### Data lines
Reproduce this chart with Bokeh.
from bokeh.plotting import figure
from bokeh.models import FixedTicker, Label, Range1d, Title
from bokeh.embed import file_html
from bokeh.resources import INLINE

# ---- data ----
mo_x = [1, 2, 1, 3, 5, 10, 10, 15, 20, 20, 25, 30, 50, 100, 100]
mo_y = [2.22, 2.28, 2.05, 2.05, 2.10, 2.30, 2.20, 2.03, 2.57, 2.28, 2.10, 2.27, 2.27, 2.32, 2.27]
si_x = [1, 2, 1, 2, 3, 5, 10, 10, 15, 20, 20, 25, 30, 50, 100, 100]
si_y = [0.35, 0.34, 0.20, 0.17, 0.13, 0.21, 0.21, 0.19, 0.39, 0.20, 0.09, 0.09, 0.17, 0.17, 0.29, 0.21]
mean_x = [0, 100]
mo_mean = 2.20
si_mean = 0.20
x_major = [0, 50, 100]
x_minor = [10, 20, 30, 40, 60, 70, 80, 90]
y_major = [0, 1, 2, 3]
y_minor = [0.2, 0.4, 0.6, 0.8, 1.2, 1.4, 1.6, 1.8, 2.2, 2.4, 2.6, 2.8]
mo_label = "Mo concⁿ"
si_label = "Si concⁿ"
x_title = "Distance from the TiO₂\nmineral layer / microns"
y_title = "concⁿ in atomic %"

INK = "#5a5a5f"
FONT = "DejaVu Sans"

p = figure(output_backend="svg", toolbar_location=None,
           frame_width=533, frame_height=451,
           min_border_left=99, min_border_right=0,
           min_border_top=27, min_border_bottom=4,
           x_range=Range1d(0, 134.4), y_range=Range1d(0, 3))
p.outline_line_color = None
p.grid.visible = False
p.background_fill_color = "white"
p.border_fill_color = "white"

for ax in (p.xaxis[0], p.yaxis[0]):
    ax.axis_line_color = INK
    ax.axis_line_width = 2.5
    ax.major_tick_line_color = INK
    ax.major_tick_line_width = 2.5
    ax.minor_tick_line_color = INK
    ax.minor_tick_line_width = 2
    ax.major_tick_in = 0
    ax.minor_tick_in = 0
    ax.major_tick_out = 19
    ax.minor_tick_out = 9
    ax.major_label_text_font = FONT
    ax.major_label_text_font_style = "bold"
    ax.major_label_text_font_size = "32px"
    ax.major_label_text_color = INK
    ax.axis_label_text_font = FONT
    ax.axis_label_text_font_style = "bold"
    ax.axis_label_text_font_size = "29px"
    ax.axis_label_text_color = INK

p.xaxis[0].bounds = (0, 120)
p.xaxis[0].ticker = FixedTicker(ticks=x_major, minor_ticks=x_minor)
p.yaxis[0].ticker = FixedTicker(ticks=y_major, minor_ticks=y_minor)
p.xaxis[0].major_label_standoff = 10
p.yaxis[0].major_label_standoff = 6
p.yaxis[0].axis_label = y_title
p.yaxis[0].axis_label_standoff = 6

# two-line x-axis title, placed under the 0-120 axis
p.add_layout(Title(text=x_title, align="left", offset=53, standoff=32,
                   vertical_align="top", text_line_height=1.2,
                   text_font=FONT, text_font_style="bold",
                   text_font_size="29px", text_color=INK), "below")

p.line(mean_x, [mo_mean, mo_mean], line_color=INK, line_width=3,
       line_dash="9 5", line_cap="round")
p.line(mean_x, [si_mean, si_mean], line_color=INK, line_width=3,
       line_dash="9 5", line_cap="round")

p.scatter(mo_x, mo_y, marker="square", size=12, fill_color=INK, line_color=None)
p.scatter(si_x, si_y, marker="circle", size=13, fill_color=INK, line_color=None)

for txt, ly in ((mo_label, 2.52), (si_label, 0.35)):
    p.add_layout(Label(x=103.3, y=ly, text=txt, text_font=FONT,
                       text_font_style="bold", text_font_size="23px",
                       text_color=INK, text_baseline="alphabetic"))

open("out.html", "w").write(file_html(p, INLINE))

### Given problem
Retype the data exactly as given.

### Solved problem
Reproduce this chart with Bokeh.
from bokeh.plotting import figure
from bokeh.models import FixedTicker, Label, Range1d, Title
from bokeh.embed import file_html
from bokeh.resources import INLINE

# ---- data ----
mo_x = [1, 2, 1, 3, 5, 10, 10, 15, 20, 20, 25, 30, 50, 100, 100]
mo_y = [2.22, 2.28, 2.05, 2.05, 2.10, 2.30, 2.20, 2.03, 2.57, 2.28, 2.10, 2.27, 2.27, 2.32, 2.27]
si_x = [1, 2, 1, 2, 3, 5, 10, 10, 15, 20, 20, 25, 30, 50, 100, 100]
si_y = [0.35, 0.34, 0.20, 0.17, 0.13, 0.21, 0.21, 0.19, 0.39, 0.20, 0.09, 0.09, 0.17, 0.17, 0.29, 0.21]
mean_x = [0, 100]
mo_mean = 2.20
si_mean = 0.20
x_major = [0, 50, 100]
x_minor = [10, 20, 30, 40, 60, 70, 80, 90]
y_major = [0, 1, 2, 3]
y_minor = [0.2, 0.4, 0.6, 0.8, 1.2, 1.4, 1.6, 1.8, 2.2, 2.4, 2.6, 2.8]
mo_label = "Mo concⁿ"
si_label = "Si concⁿ"
x_title = "Distance from the TiO₂\nmineral layer / microns"
y_title = "concⁿ in atomic %"

INK = "#5a5a5f"
FONT = "DejaVu Sans"

p = figure(output_backend="svg", toolbar_location=None,
           frame_width=533, frame_height=451,
           min_border_left=99, min_border_right=0,
           min_border_top=27, min_border_bottom=4,
           x_range=Range1d(0, 134.4), y_range=Range1d(0, 3))
p.outline_line_color = None
p.grid.visible = False
p.background_fill_color = "white"
p.border_fill_color = "white"

for ax in (p.xaxis[0], p.yaxis[0]):
    ax.axis_line_color = INK
    ax.axis_line_width = 2.5
    ax.major_tick_line_color = INK
    ax.major_tick_line_width = 2.5
    ax.minor_tick_line_color = INK
    ax.minor_tick_line_width = 2
    ax.major_tick_in = 0
    ax.minor_tick_in = 0
    ax.major_tick_out = 19
    ax.minor_tick_out = 9
    ax.major_label_text_font = FONT
    ax.major_label_text_font_style = "bold"
    ax.major_label_text_font_size = "32px"
    ax.major_label_text_color = INK
    ax.axis_label_text_font = FONT
    ax.axis_label_text_font_style = "bold"
    ax.axis_label_text_font_size = "29px"
    ax.axis_label_text_color = INK

p.xaxis[0].bounds = (0, 120)
p.xaxis[0].ticker = FixedTicker(ticks=x_major, minor_ticks=x_minor)
p.yaxis[0].ticker = FixedTicker(ticks=y_major, minor_ticks=y_minor)
p.xaxis[0].major_label_standoff = 10
p.yaxis[0].major_label_standoff = 6
p.yaxis[0].axis_label = y_title
p.yaxis[0].axis_label_standoff = 6

# two-line x-axis title, placed under the 0-120 axis
p.add_layout(Title(text=x_title, align="left", offset=53, standoff=32,
                   vertical_align="top", text_line_height=1.2,
                   text_font=FONT, text_font_style="bold",
                   text_font_size="29px", text_color=INK), "below")

p.line(mean_x, [mo_mean, mo_mean], line_color=INK, line_width=3,
       line_dash="9 5", line_cap="round")
p.line(mean_x, [si_mean, si_mean], line_color=INK, line_width=3,
       line_dash="9 5", line_cap="round")

p.scatter(mo_x, mo_y, marker="square", size=12, fill_color=INK, line_color=None)
p.scatter(si_x, si_y, marker="circle", size=13, fill_color=INK, line_color=None)

for txt, ly in ((mo_label, 2.52), (si_label, 0.35)):
    p.add_layout(Label(x=103.3, y=ly, text=txt, text_font=FONT,
                       text_font_style="bold", text_font_size="23px",
                       text_color=INK, text_baseline="alphabetic"))

open("out.html", "w").write(file_html(p, INLINE))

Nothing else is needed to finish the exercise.